Here, the one shortcoming in the ASAP review bubbles up, with the ASAP putting NASA alongside its stakeholders – too often as if one and the same. Naturally, the notion that a critical NASA mission needs strategy and leadership is like saying the collection of NASA movies needs an overarching vision and control. True and worth emphasis. But any latitude to bring about that coherence must be encouraged and allowed by stakeholders in Congress before it can become direction from the Whitehouse. Or stretching my analogy, actors can only do so much with the material they are given. So, in the future, what gets green-lighted, by who, and the script, must be part of any review to really get at questions about NASA’s future. And the NASA mission universe will be the better franchise for it.
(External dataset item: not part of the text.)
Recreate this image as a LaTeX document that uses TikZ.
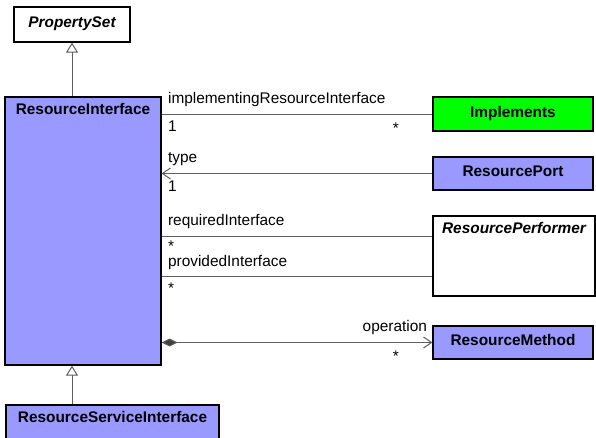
\documentclass[tikz,border=0pt]{standalone}
\usepackage{fontspec}
\setmainfont{Liberation Sans}
\usetikzlibrary{arrows.meta}
\definecolor{ifaceblue}{RGB}{153,153,255}
\definecolor{implgreen}{RGB}{0,255,0}
\definecolor{linegray}{RGB}{95,95,95}

\begin{document}
\begin{tikzpicture}[
    x=1pt, y=-1pt,
    font=\fontsize{15.4pt}{18pt}\selectfont,
    classname/.style={font=\fontsize{15.4pt}{18pt}\selectfont\bfseries},
    absname/.style={font=\fontsize{15.4pt}{18pt}\selectfont\bfseries\itshape},
    classbox/.style={rectangle, draw=black, line width=1.2pt, inner sep=0pt, text height=11pt, text depth=5pt, classname},
    abstract/.style={classbox, fill=white, absname},
    iface/.style={classbox, fill=ifaceblue},
    link/.style={draw=linegray, line width=1pt},
    gen/.style={link, -{Triangle[open, length=10pt, width=12pt, fill=white]}},
    nav/.style={link, -{Straight Barb[length=8pt, width=11pt]}},
    role/.style={inner sep=0pt, text=black}
]
\useasboundingbox (0,0) rectangle (596,437);

% Classes
\node[abstract, minimum width=116pt, minimum height=35pt] (ps) at (72,24.5) {PropertySet};
\node[iface, minimum width=156pt, minimum height=268pt,
      label={[classname, anchor=north, yshift=-3pt]north:ResourceInterface}] (ri) at (83,231) {};
\node[iface, minimum width=213pt, minimum height=40pt,
      label={[classname, anchor=north, yshift=-3pt]north:ResourceServiceInterface}] (rsi) at (112.5,425) {};

\node[classbox, fill=implgreen, minimum width=160pt, minimum height=34pt] (impl) at (513,114) {Implements};
\node[iface, minimum width=160pt, minimum height=33pt] (port) at (513,173.5) {ResourcePort};
\node[abstract, minimum width=162pt, minimum height=80pt,
      label={[absname, anchor=north, yshift=-3pt]north:ResourcePerformer}] (perf) at (514,256) {};
\node[iface, minimum width=160pt, minimum height=33pt] (rm) at (513,342.5) {ResourceMethod};

% Generalizations
\draw[gen] (ri.north -| ps.south) -- (ps.south);
\draw[gen] (rsi.north -| ps.south) -- (ri.south -| ps.south);

% Associations
\draw[link] (ri.east |- impl.west) -- (impl.west)
    node[role, pos=0, anchor=base west, xshift=6pt, yshift=11pt] {implementingResourceInterface}
    node[role, pos=0, anchor=base west, xshift=6pt, yshift=-17.5pt] {1}
    node[role, pos=1, anchor=base east, xshift=-33pt, yshift=-19pt] {*};

\draw[nav] (port.west) -- (ri.east |- port.west)
    node[role, pos=1, anchor=base west, xshift=6pt, yshift=11pt] {type}
    node[role, pos=1, anchor=base west, xshift=6pt, yshift=-17.5pt] {1};

\coordinate (reqend) at ([yshift=20pt]perf.west);
\coordinate (provend) at ([yshift=-20pt]perf.west);

\draw[link] (reqend -| ri.east) -- (reqend)
    node[role, pos=0, anchor=base west, xshift=6pt, yshift=11pt] {requiredInterface}
    node[role, pos=0, anchor=base west, xshift=6pt, yshift=-15pt] {*};
\draw[link] (provend -| ri.east) -- (provend)
    node[role, pos=0, anchor=base west, xshift=6pt, yshift=10pt] {providedInterface}
    node[role, pos=0, anchor=base west, xshift=6pt, yshift=-17pt] {*};

% Composition
\draw[link, {Diamond[length=16pt, width=8pt, fill=darkgray]}-{Straight Barb[length=8pt, width=11pt]}]
    (ri.east |- rm.west) -- (rm.west)
    node[role, pos=1, anchor=base east, xshift=-5pt, yshift=11pt] {operation}
    node[role, pos=1, anchor=base east, xshift=-33pt, yshift=-19pt] {*};

\end{tikzpicture}
\end{document}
I was actually eagerly awaiting your take on the ASAP report. I totally agree it’s not quite like all the others and I would add…from what I saw with the development of the CCP, the end of the Shuttle Program, and the recent EPOC RFI, this has the potential to be a truly transformational inflection point kind of moment for NASA. Or…another door stop.
LikeLike
Yes, it’s hard to figure out when words matter, or for that matter when ideas take on a life of their own, including a critique from a group like the ASAP. “Inflection points” could be due to ideas reaching a critical mass of a sort, and some of those are critiques. The best I think we can do is create that feedback loop, and being the optimist, hope NASA investments will create the future the fans want – a kind of fan service for sure, but it’s not going to happen unless the fans out there do the reviews.